Si l'on tient compte du raisonnement suivi par la cour de justice, trois lois sont susceptibles de devoir être révisées en France :

-       Une loi antiterrorisme de 2006

-       L'article 20 de la loi de programmation militaire (LPM) adopté en décembre 2013 et qui entrera en vigueur le 1er janvier 2015. Cette loi fixe un objectif de prévention du terrorisme et comporte deux carences qui se situent exactement dans le collimateur de la Cour de justice européenne : d'une part, elle prévoit la conservation et l'accès de tout fichier ou document détenu par les opérateurs télécoms, les FAI et les hébergeurs, sans aucune précision. D'autre part, elle prévoit un contrôle des requêtes des services de l'Etat sans efficacité. Seule une autorité administrative, la CNCIS (Commission nationale des interceptions de sécurité), peut s'assurer du formalisme des demandes d'interceptions, mais elle n'a aucun pouvoir contraignant en cas d'interception qui ne respecterait par les formes prévues par la loi. Cette commission peut simplement avertir le Premier Ministre sans aucune conséquence juridique. Enfin, troisième écueil, la liste des organismes qui peuvent effectuer ces interceptions mélange des administrations aux fonctions très différentes, d'une part celles en charge de la prévention du terrorisme, d'autre part certains service de l'administration des finances chargés de lutter contre la fraude financière et en particulier les douanes.

-       La loi sur la géo-localisation à des fins de poursuites judiciaires des infractions adoptée au cours du mois de février 2014. Cette loi qui permet de retracer une année de localisation lorsqu'un juge le demande, retarde l'intervention d'un juge indépendant, contrairement aux demandes formulées par l'Ordre des avocats de Paris pendant le débat parlementaire.

Si un nouveau texte devait être présenté, dans quel sens devrait-il être orienté pour être approuvé par la Cour de justice européenne ?

Il faut se garder de priver les services en charge de la lutte contre le terrorisme du moyen de faire leur travail. L'objectif de prévention suppose par nature, d'identifier des populations à risque, avant la commission d'un crime.
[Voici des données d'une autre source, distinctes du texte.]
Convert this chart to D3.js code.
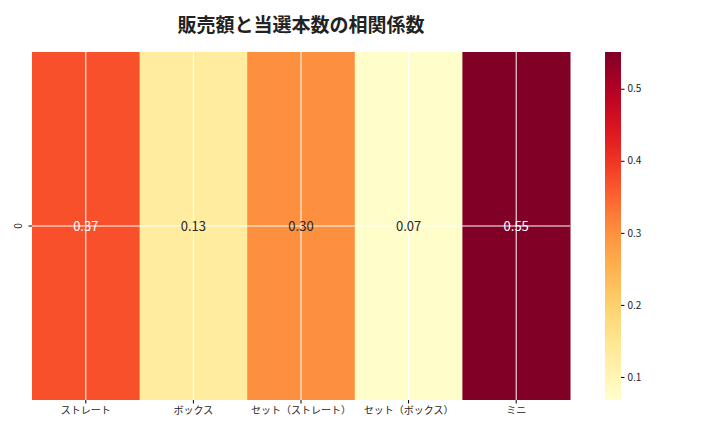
<!DOCTYPE html>
<html><head><meta charset="utf-8">
<script src="https://cdn.jsdelivr.net/npm/d3@7"></script>
<style>body{margin:0;background:#fff}text{font-family:"Noto Sans CJK JP","Noto Sans",sans-serif}</style>
</head><body><svg id="c" width="720" height="432"></svg>
<script>
const categories=["ストレート","ボックス","セット（ストレート）","セット（ボックス）","ミニ"];
const values=[0.37,0.13,0.30,0.07,0.55];
const rowLabels=["0"];
const cbTicks=[0.1,0.2,0.3,0.4,0.5];
const title="販売額と当選本数の相関係数";

const svg=d3.select("#c");
const L=32,R=570,T=52,B=400;
const vmin=0.068,vmax=0.551;
const color=d3.scaleSequential(d3.interpolateYlOrRd).domain([vmin,vmax]);
const x=d3.scaleBand().domain(categories).range([L,R]);
const y=d3.scaleBand().domain(rowLabels).range([T,B]);

svg.append("text").attr("x",301).attr("y",32).attr("text-anchor","middle")
 .attr("font-size",19).attr("font-weight","bold").attr("fill","#222").text(title);

svg.selectAll("rect.c").data(values).join("rect").attr("class","c")
 .attr("x",(d,i)=>x(categories[i])).attr("y",y("0"))
 .attr("width",x.bandwidth()+0.5).attr("height",y.bandwidth()).attr("fill",d=>color(d));

// grid lines
categories.forEach(c=>{const cx=x(c)+x.bandwidth()/2;
 svg.append("line").attr("x1",cx).attr("x2",cx).attr("y1",T).attr("y2",B).attr("stroke","#fff").attr("stroke-width",1);});
svg.append("line").attr("x1",L).attr("x2",R).attr("y1",y("0")+y.bandwidth()/2).attr("y2",y("0")+y.bandwidth()/2).attr("stroke","#fff");

svg.selectAll("text.v").data(values).join("text").attr("class","v")
 .attr("x",(d,i)=>x(categories[i])+x.bandwidth()/2).attr("y",y("0")+y.bandwidth()/2+5)
 .attr("text-anchor","middle").attr("font-size",13)
 .attr("fill",d=>d>0.33?"#fff":"#262626").text(d=>d.toFixed(2));

const xa=svg.append("g").attr("transform",`translate(0,${B})`).call(d3.axisBottom(x).tickSize(3.5));
xa.select(".domain").remove();
xa.selectAll("text").attr("font-size",10).attr("fill","#222");
const ya=svg.append("g").attr("transform",`translate(${L},0)`).call(d3.axisLeft(y).tickSize(3.5));
ya.select(".domain").remove();
ya.selectAll("text").attr("font-size",10).attr("fill","#222").attr("transform","rotate(-90)")
 .attr("x",0).attr("y",-14).attr("dy","0.35em").attr("text-anchor","middle")
 .attr("transform",null).each(function(){const t=d3.select(this);t.attr("transform",`translate(-14,0) rotate(-90)`).attr("x",0).attr("y",0);});

// colorbar
const cx0=605,cw=16;
const cy=d3.scaleLinear().domain([vmin,vmax]).range([B,T]);
const defs=svg.append("defs");
const g=defs.append("linearGradient").attr("id","g").attr("x1",0).attr("x2",0).attr("y1",1).attr("y2",0);
d3.range(0,1.001,0.05).forEach(t=>g.append("stop").attr("offset",t).attr("stop-color",color(vmin+t*(vmax-vmin))));
svg.append("rect").attr("x",cx0).attr("y",T).attr("width",cw).attr("height",B-T).attr("fill","url(#g)");
const ca=svg.append("g").attr("transform",`translate(${cx0+cw},0)`).call(d3.axisRight(cy).tickValues(cbTicks).tickFormat(d3.format(".1f")).tickSize(3.5));
ca.select(".domain").remove();
ca.selectAll("text").attr("font-size",10).attr("fill","#222");
</script></body></html>
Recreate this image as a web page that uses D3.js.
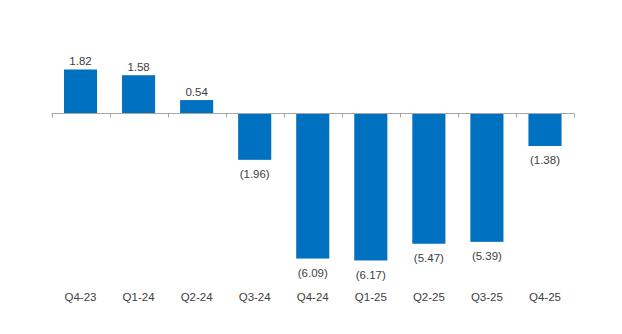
<!DOCTYPE html>
<html>
<head>
<meta charset="utf-8">
<script src="https://cdn.jsdelivr.net/npm/d3@7"></script>
<style>
  html, body { margin: 0; padding: 0; background: #fff; }
  svg { display: block; }
  text { font-family: "Liberation Sans", Arial, sans-serif; font-size: 11.5px; fill: #404040; }
</style>
</head>
<body>
<svg id="chart" width="622" height="334"></svg>
<script>
const categories = ["Q4-23", "Q1-24", "Q2-24", "Q3-24", "Q4-24", "Q1-25", "Q2-25", "Q3-25", "Q4-25"];
const values = [1.82, 1.58, 0.54, -1.96, -6.09, -6.17, -5.47, -5.39, -1.38];
const labels = ["1.82", "1.58", "0.54", "(1.96)", "(6.09)", "(6.17)", "(5.47)", "(5.39)", "(1.38)"];

const svg = d3.select("#chart");

const x = d3.scaleBand()
  .domain(categories)
  .range([51.5, 574])
  .paddingInner(0.43)
  .paddingOuter(0.215);

const y = d3.scaleLinear()
  .domain([-7, 2])
  .range([280.3, 65.2]);

const data = categories.map((c, i) => ({ c, v: values[i], l: labels[i] }));

// bars
svg.append("g").selectAll("rect")
  .data(data)
  .join("rect")
  .attr("x", d => x(d.c))
  .attr("width", x.bandwidth())
  .attr("y", d => y(Math.max(0, d.v)))
  .attr("height", d => Math.abs(y(d.v) - y(0)))
  .attr("fill", "#0070C0");

// axis line and ticks
const step = x.step();
const r = x.range();
const axis = svg.append("g").attr("stroke", "#a6a6a6").attr("stroke-width", 1);
const y0 = Math.round(y(0)) + 0.5;
axis.append("line")
  .attr("x1", r[0]).attr("x2", r[1])
  .attr("y1", y0).attr("y2", y0);
d3.range(categories.length + 1).forEach(i => {
  const tx = Math.round(r[0] + i * step) + 0.5;
  axis.append("line")
    .attr("x1", tx).attr("x2", tx)
    .attr("y1", y0).attr("y2", y0 + 4);
});

// value labels
svg.append("g").selectAll("text")
  .data(data)
  .join("text")
  .attr("x", d => x(d.c) + x.bandwidth() / 2)
  .attr("y", d => d.v >= 0 ? y(d.v) - 4.5 : y(d.v) + 18.5)
  .attr("text-anchor", "middle")
  .text(d => d.l);

// category labels
svg.append("g").selectAll("text")
  .data(categories)
  .join("text")
  .attr("x", d => x(d) + x.bandwidth() / 2)
  .attr("y", 300.8)
  .attr("text-anchor", "middle")
  .text(d => d);
</script>
</body>
</html>
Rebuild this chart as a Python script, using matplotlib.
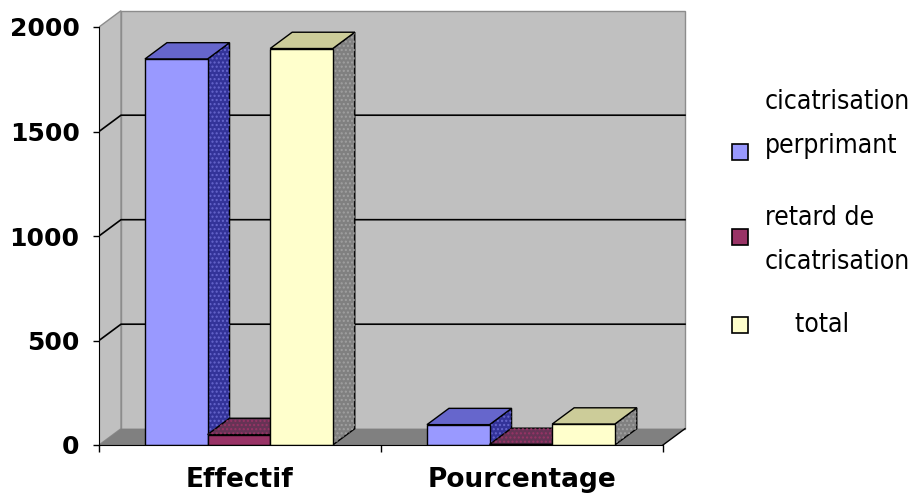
import matplotlib
matplotlib.use("Agg")
import matplotlib.pyplot as plt
from matplotlib.patches import Polygon, Rectangle

# données
categories = ["Effectif", "Pourcentage"]
series = ["cicatrisation\nperprimant", "retard de\ncicatrisation", "    total"]
perprimant = [1847, 97.4]
retard = [50, 2.6]
total = [1897, 100]
yticks = [0, 500, 1000, 1500, 2000]

values = [perprimant, retard, total]
front_colors = ["#9999FF", "#993366", "#FFFFCC"]
top_colors = ["#6666CC", "#663355", "#CCCC99"]
side_colors = ["#333399", "#663355", "#808080"]
dot_colors = ["#6666CC", "#993366", "#A0A0A0"]

DX, DY = 0.078, 78   # profondeur 3D (unités x, unités y)
W = 0.222            # largeur d'une barre
OFF = 0.163          # marge gauche dans un groupe

fig = plt.figure(figsize=(9.15, 4.97), dpi=100)
ax = fig.add_axes([99 / 915, 52 / 497, 600 / 915, 437 / 497])
ax.set_xlim(-0.5, -0.5 + 600 / 282)
ax.set_ylim(0, 437 / 0.209)

# murs et sol
ax.add_patch(Polygon([(-0.5 + DX, DY), (1.5 + DX, DY), (1.5 + DX, 2000 + DY), (-0.5 + DX, 2000 + DY)],
                     closed=True, facecolor="#C0C0C0", edgecolor="#8C8C8C", lw=1, zorder=0))
ax.add_patch(Polygon([(-0.5, 0), (-0.5 + DX, DY), (-0.5 + DX, 2000 + DY), (-0.5, 2000)],
                     closed=True, facecolor="#C0C0C0", edgecolor="#8C8C8C", lw=1, zorder=0))
ax.add_patch(Polygon([(-0.5, 0), (1.5, 0), (1.5 + DX, DY), (-0.5 + DX, DY)],
                     closed=True, facecolor="#808080", edgecolor="none", zorder=0.5))
ax.plot([1.5, 1.5 + DX], [0, DY], color="black", lw=1, zorder=1)

# quadrillage
for v in yticks[1:-1]:
    ax.plot([-0.5, -0.5 + DX, 1.5 + DX], [v, v + DY, v + DY], color="black", lw=1.2, zorder=1)

# barres 3D
for j in range(len(categories)):
    for i in range(len(series)):
        h = values[i][j]
        x0 = j - 0.5 + OFF + i * W
        x1 = x0 + W
        side = [(x1, 0), (x1 + DX, DY), (x1 + DX, h + DY), (x1, h)]
        top = [(x0, h), (x1, h), (x1 + DX, h + DY), (x0 + DX, h + DY)]
        z = 2 + j * 3 + i
        ax.add_patch(Polygon(side, closed=True, facecolor=side_colors[i], edgecolor="black", lw=1, zorder=z))
        ax.add_patch(Polygon(side, closed=True, fill=False, hatch="....", edgecolor=dot_colors[i], lw=0, zorder=z))
        ax.add_patch(Polygon(top, closed=True, facecolor=top_colors[i], edgecolor="black", lw=1, zorder=z))
        ax.add_patch(Polygon(top, closed=True, fill=False, hatch="...." if i == 1 else None,
                             edgecolor=dot_colors[i], lw=0, zorder=z))
        ax.add_patch(Rectangle((x0, 0), W, h, facecolor=front_colors[i], edgecolor="black", lw=1, zorder=z))

# axes
for s in ["top", "right"]:
    ax.spines[s].set_visible(False)
ax.spines["left"].set_bounds(0, 2000)
ax.spines["bottom"].set_bounds(-0.5, 1.5)
ax.spines["left"].set_zorder(20)
ax.spines["bottom"].set_zorder(20)
ax.set_yticks(yticks)
ax.set_yticklabels([str(v) for v in yticks], fontsize=18, fontweight="bold", family="DejaVu Sans")
ax.tick_params(axis="y", length=4, width=1, pad=10)
ax.set_xticks(range(len(categories)))
ax.set_xticklabels(categories, fontsize=19, fontweight="bold", family="DejaVu Sans")
ax.set_xticks([-0.5, 0.5, 1.5], minor=True)
ax.tick_params(axis="x", which="major", length=0, pad=16)
ax.tick_params(axis="x", which="minor", length=5, width=1)

# légende
legend_text_y = [124, 240, 325]
legend_box_y = [152, 237, 325]
for i, name in enumerate(series):
    fig.add_artist(Rectangle((732 / 915, 1 - (legend_box_y[i] + 8) / 497), 16 / 915, 16 / 497,
                             facecolor=front_colors[i], edgecolor="black", lw=1.2))
    fig.text(765 / 915, 1 - legend_text_y[i] / 497, name, fontsize=19, va="center", ha="left",
             linespacing=1.9, family="DejaVu Sans", fontstretch="condensed")

fig.savefig("out.png", dpi=100, facecolor="white")
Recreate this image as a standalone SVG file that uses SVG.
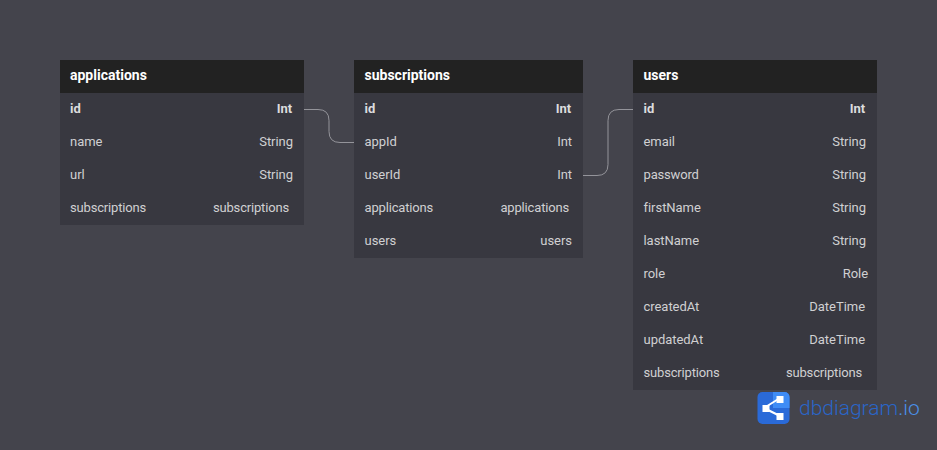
<svg xmlns="http://www.w3.org/2000/svg" width="937" height="450" viewBox="0 0 937 450">
<style>
text{font-family:Roboto,"Liberation Sans",sans-serif;font-size:13px;letter-spacing:-.04px;fill:#d0d0d2}
.s{letter-spacing:-.17px}
.h{font-weight:700;font-size:14px;letter-spacing:0;fill:#fff}
.b{font-weight:700;fill:#dcdcde}
.e{text-anchor:end}
.body{fill:#383840}
.head{fill:#222222}
.c{fill:none;stroke:#94949a;stroke-width:1}
</style>
<rect width="937" height="450" fill="#44444c"/>
<g id="connectors">
<path class="c" d="M304 109.500H318Q329 109.500 329 120.500V131.500Q329 142.500 340 142.500H354"/>
<path class="c" d="M583 175.500H597Q608 175.500 608 164.500V120.500Q608 109.500 619 109.500H633"/>
</g>
<g id="applications">
<rect class="body" x="60" y="60" width="244" height="165"/>
<rect class="head" x="60" y="60" width="244" height="33"/>
<text class="h" x="70" y="80">applications</text>
<text class="b" x="70" y="113">id</text><text class="b e" x="292" y="113">Int</text>
<text x="70" y="146">name</text><text class="e" x="293" y="146">String</text>
<text x="70" y="179">url</text><text class="e" x="293" y="179">String</text>
<text class="s" x="70" y="212">subscriptions</text><text class="s e" x="289" y="212">subscriptions</text>
</g>
<g id="subscriptions">
<rect class="body" x="354" y="60" width="229" height="198"/>
<rect class="head" x="354" y="60" width="229" height="33"/>
<text class="h" x="364.500" y="80">subscriptions</text>
<text class="b" x="364.500" y="113">id</text><text class="b e" x="571" y="113">Int</text>
<text x="364.500" y="146">appId</text><text class="e" x="572" y="146">Int</text>
<text x="364.500" y="179">userId</text><text class="e" x="572" y="179">Int</text>
<text class="s" x="364.500" y="212">applications</text><text class="s e" x="569" y="212">applications</text>
<text x="364.500" y="245">users</text><text class="e" x="572" y="245">users</text>
</g>
<g id="users">
<rect class="body" x="633" y="60" width="244" height="330"/>
<rect class="head" x="633" y="60" width="244" height="33"/>
<text class="h" x="643.500" y="80">users</text>
<text class="b" x="643.500" y="113">id</text><text class="b e" x="865" y="113">Int</text>
<text x="643.500" y="146">email</text><text class="e" x="866" y="146">String</text>
<text class="s" x="643.500" y="179">password</text><text class="e" x="866" y="179">String</text>
<text x="643.500" y="212">firstName</text><text class="e" x="866" y="212">String</text>
<text x="643.500" y="245">lastName</text><text class="e" x="866" y="245">String</text>
<text x="643.500" y="278">role</text><text class="e" x="868" y="278">Role</text>
<text x="643.500" y="311">createdAt</text><text class="e" x="865" y="311">DateTime</text>
<text x="643.500" y="344">updatedAt</text><text class="e" x="865" y="344">DateTime</text>
<text class="s" x="643.500" y="377">subscriptions</text><text class="s e" x="862" y="377">subscriptions</text>
</g>
<g id="logo">
<rect x="757.500" y="392" width="32" height="32" rx="5" fill="#2a6ad8"/>
<path d="M773 392H784.500A5 5 0 0 1 789.500 397V408H773Z" fill="#3f8cf5"/>
<path d="M764 408L780 398M764 408L780 416" stroke="#fff" stroke-width="2" fill="none"/>
<rect x="762.500" y="405" width="7" height="7" fill="#fff"/>
<rect x="776.500" y="396" width="7" height="7" fill="#fff"/>
<rect x="776.500" y="413" width="7" height="7" fill="#fff"/>
<text x="799" y="415" style="font-size:21px;font-weight:300;letter-spacing:0;fill:#2a66c8">dbdiagram<tspan style="fill:#4a90e8">.io</tspan></text>
</g>
</svg>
La matière première nécessaire pour détecter des entreprises terroristes porte donc, en théorie, sur des populations de personnes présumées innocentes. Cet objectif remet donc en cause les principes ancestraux de protection des libertés individuelles sous le contrôle d'une autorité judiciaire. Tout est donc à inventer pour apporter des garanties satisfaisantes par un contrôle indépendant. Que ce contrôle soit confié à une autorité administrative ou judiciaire, tout reste à définir. Mais l'arrêt de la Cour de justice ne permet plus aujourd'hui de faire l'économie d'un débat, qui permette une efficacité des objectifs de lutte contre le terrorisme et du respect des principes d'un Etat de droit. C'est le défi des démocraties par rapport aux dictatures.